Ungleichbehandlung von Orthodoxen bringt Regierung in Israel in Schwierigkeiten

Nach Protesten in der Bevölkerung machte Benjamin Netanjahu am Sonntag den Weg frei für die Abschaffung eines umstrittenen Privilegs: Ultra-Orthodoxe sind in Israel bislang von der allgemeinen Wehrpflicht befreit, damit sie sich voll der Religion widmen können. Dies soll sich nun nach Beschluss der Regierung ändern. Grundsätzlich hat der Verteidigungsminister das „Recht“, junge Männer im Alter zwischen 18 und 21 für drei Jahre und Frauen für zwei Jahre einzuziehen.

Im Jahr 1952 traf sich Premierminister David Ben Gurion mit dem einflussreichen Rabbi Karelitz (bekannt als Chazon Ish) in dem Bemühen, die Trennung zwischen säkularen und religiösen Juden zu überbrücken. Chazon Ish erzählte ihm eine Parabel aus dem Talmud, dass wenn zwei Waggons sich auf einer schmalen Brücke begegnen, der eine leer und der andere voll, der Leere zurückfahren muss, damit der Volle passieren kann. Die logische Schlussfolgerung war, dass der säkulare Staat den Bedürfnissen der Religiösen Vorrang einräumen müsse. In der Folge dieses Treffens stimmte David Ben Gurion zu 400 religiöse Studenten der Talmudhochschule „deren Begabung das Studium der Torah ist“ von der Pflicht zum Wehrdienst freizustellen.

Über die Jahre hat sich die Ausnahme von der Einberufung für Talmudstudenten zu dem am bittersten diskutierten Streitthema in Israel entwickelt. Die Zahl der Ausnahmen nimmt jedes Jahr um Tausende zu. Aufgrund der ständigen Bedrohung der Sicherheit Israels wird von der politischen Mitte der israelischen Bevölkerung eine zweifache Last getragen: ein verpflichtender Militärdienst für alle über 18jährigen und enorme Steuersätze, um die Verteidigungskosten zu decken.

Die Weigerung der ultra-orthodoxen Juden, in der Armee zu dienen und Steuern zu zahlen, macht die Last auf den Schultern der restlichen Bürger geradezu untragbar. Das Problem wird durch die demographische Entwicklung noch einmal verstärkt. Religiöse Juden und muslimische Araber (keine von diesem Gruppen dient in der Armee oder zahlt einen nennenswerten Betrag an Steuern) haben eine höhere Geburtenrate als der Durchschnitt der normalen israelischen Bevölkerung. Durch ihre starke Vermehrung ist die Zahl der Orthodoxen inzwischen auf gute 15 Prozent der Bevölkerung angestiegen.

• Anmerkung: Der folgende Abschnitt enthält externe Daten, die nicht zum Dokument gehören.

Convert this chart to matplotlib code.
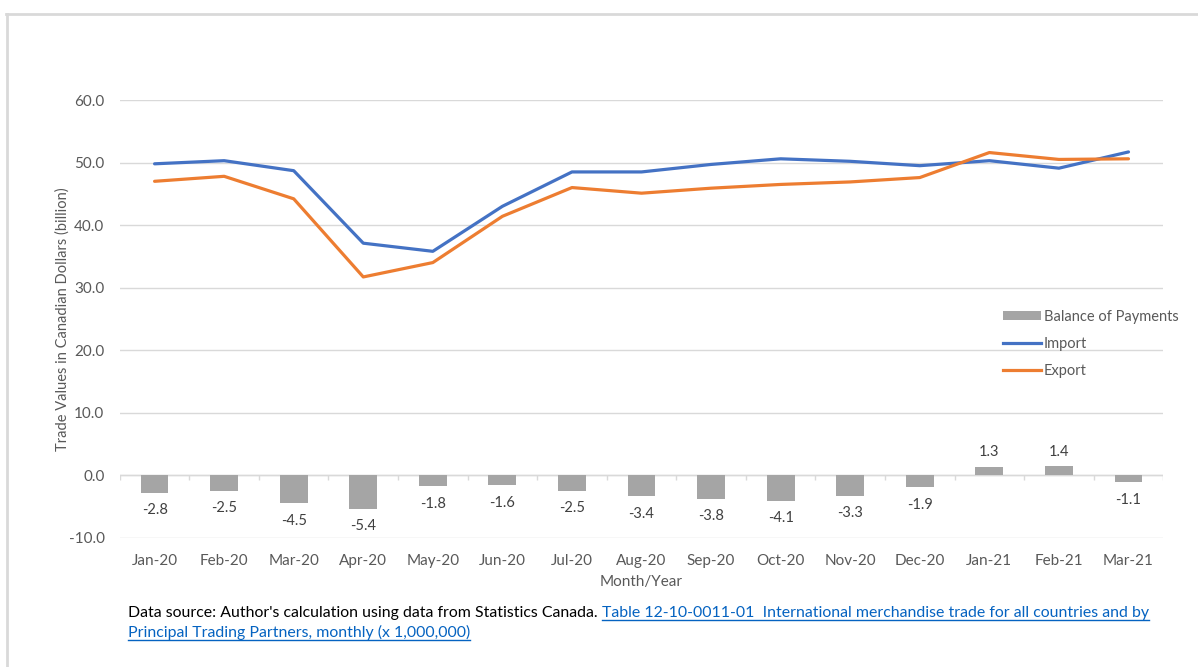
import numpy as np
import matplotlib
matplotlib.use('Agg')
import matplotlib.pyplot as plt
from matplotlib.lines import Line2D
from matplotlib.patches import Patch

plt.rcParams['font.family'] = ['Lato', 'DejaVu Sans']

months = ['Jan-20', 'Feb-20', 'Mar-20', 'Apr-20', 'May-20', 'Jun-20', 'Jul-20',
          'Aug-20', 'Sep-20', 'Oct-20', 'Nov-20', 'Dec-20', 'Jan-21', 'Feb-21', 'Mar-21']
imports = [49.8, 50.3, 48.7, 37.1, 35.8, 43.0, 48.5, 48.5, 49.7, 50.6, 50.2, 49.5, 50.3, 49.1, 51.7]
exports = [47.0, 47.8, 44.2, 31.7, 34.0, 41.4, 46.0, 45.1, 45.9, 46.5, 46.9, 47.6, 51.6, 50.5, 50.6]
balance = [-2.8, -2.5, -4.5, -5.4, -1.8, -1.6, -2.5, -3.4, -3.8, -4.1, -3.3, -1.9, 1.3, 1.4, -1.1]
yticks = [-10, 0, 10, 20, 30, 40, 50, 60]

c_grid = '#d9d9d9'
c_text = '#595959'
c_blue = '#4472c4'
c_orange = '#ed7d31'
c_bar = '#a5a5a5'

fig = plt.figure(figsize=(11.98, 6.67), dpi=100)
ax = fig.add_axes([0.100, 0.194, 0.871, 0.656])

x = np.arange(len(months))
ax.bar(x, balance, width=0.4, color=c_bar, zorder=2)
ax.plot(x, imports, color=c_blue, lw=2.3, zorder=3, solid_capstyle='round')
ax.plot(x, exports, color=c_orange, lw=2.3, zorder=3, solid_capstyle='round')

# bar value labels
for xi, v in zip(x, balance):
    if v < 0:
        ax.text(xi, v - 1.7, f'{v:.1f}', ha='center', va='top', fontsize=10.5, color='#404040')
    else:
        ax.text(xi, v + 1.2, f'{v:.1f}', ha='center', va='bottom', fontsize=10.5, color='#404040')

ax.set_xlim(-0.5, len(months) - 0.5)
ax.set_ylim(-10, 60)
ax.set_yticks(yticks)
ax.set_yticklabels([f'{t:.1f}' for t in yticks])
ax.set_xticks(x)
ax.set_xticklabels(months)
ax.tick_params(axis='both', length=0, colors=c_text, labelsize=11)
ax.tick_params(axis='y', pad=11)
ax.tick_params(axis='x', pad=12)
ax.grid(axis='y', color=c_grid, lw=1, zorder=0)
for s in ax.spines.values():
    s.set_visible(False)

# category axis along zero
ax.axhline(0, color=c_grid, lw=1, zorder=1)
ax.vlines(np.arange(len(months) + 1) - 0.5, -0.8, 0, color=c_grid, lw=1, zorder=1)

ax.set_ylabel('Trade Values in Canadian Dollars (billion)', fontsize=10.5, color=c_text, labelpad=-1)
ax.set_xlabel('Month/Year', fontsize=11, color=c_text, labelpad=5)

handles = [Patch(facecolor=c_bar, edgecolor='none'),
           Line2D([], [], color=c_blue, lw=2.3),
           Line2D([], [], color=c_orange, lw=2.3)]
fig.legend(handles, ['Balance of Payments', 'Import', 'Export'],
           loc='upper left', bbox_to_anchor=(0.826, 0.555), frameon=False,
           fontsize=10.5, labelcolor=c_text, handlelength=2.6, handleheight=0.6,
           handletextpad=0.2, labelspacing=0.9)

# outer frame
fig.add_artist(Line2D([0.005, 1.0], [1 - 14 / 667, 1 - 14 / 667], color=c_grid, lw=2,
                      transform=fig.transFigure))
fig.add_artist(Line2D([0.006, 0.006], [0.0, 1 - 14 / 667], color=c_grid, lw=2,
                      transform=fig.transFigure))

# data source note with link-style text
link_col = '#0563c1'
y1 = 1 - 617 / 667
y2 = 1 - 637 / 667
t0 = fig.text(128 / 1198, y1, "Data source: Author's calculation using data from Statistics Canada. ",
              fontsize=11.4, color='black', va='baseline')
fig.canvas.draw()
r = fig.canvas.get_renderer()
bb = t0.get_window_extent(r)
t1 = fig.text(bb.x1 / fig.bbox.width, y1,
              'Table 12-10-0011-01  International merchandise trade for all countries and by',
              fontsize=11.4, color=link_col, va='baseline')
t2 = fig.text(128 / 1198, y2, 'Principal Trading Partners, monthly (x 1,000,000)',
              fontsize=11.4, color=link_col, va='baseline')
fig.canvas.draw()
for t, yb in ((t1, y1), (t2, y2)):
    e = t.get_window_extent(r)
    yu = yb - 3 / 667
    fig.add_artist(Line2D([e.x0 / fig.bbox.width, e.x1 / fig.bbox.width], [yu, yu],
                          color=link_col, lw=1, transform=fig.transFigure))

fig.savefig('out.png', dpi=100)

Die Anzahl an Kindern, die in diesem Jahr in Israel eingeschult werden, beträgt ca. 75.000 israelische „mainstream“ und modern-religiöse Juden (die die Last des Militärdienstes und der Steuern tragen), 40.000 muslimische Araber und 25.000 ultra-orthodoxe Juden.

Das Oberste Gericht in seiner Rolle als Verfassungsgericht entschied, dass die Ausnahmeregelung keine Gleichberechtigung für alle Bürger gewähre und deshalb verfassungswidrig sei. Da sie alle fünf Jahre erneuert werden musste, ist sie zum 1. Juli ausgelaufen.

Die Regierung hatte ein Komitee unter Führung des Knessetmitglieds Yohann Plesner ernannt, um mögliche Lösungen dieses Problems zu untersuchen. Netanjahu will die Frommen nicht vor den Kopf stoßen, da im Jahr 2013 Wahlen bevor stehen. Mit der jetzt erfolgten Veröffentlichung des Berichts und der absehbaren Unmöglichkeit, dieses Problem zu lösen haben die Spannungen einen neuen Höhepunkt erreicht und drohen die Regierungskoalition zu spalten.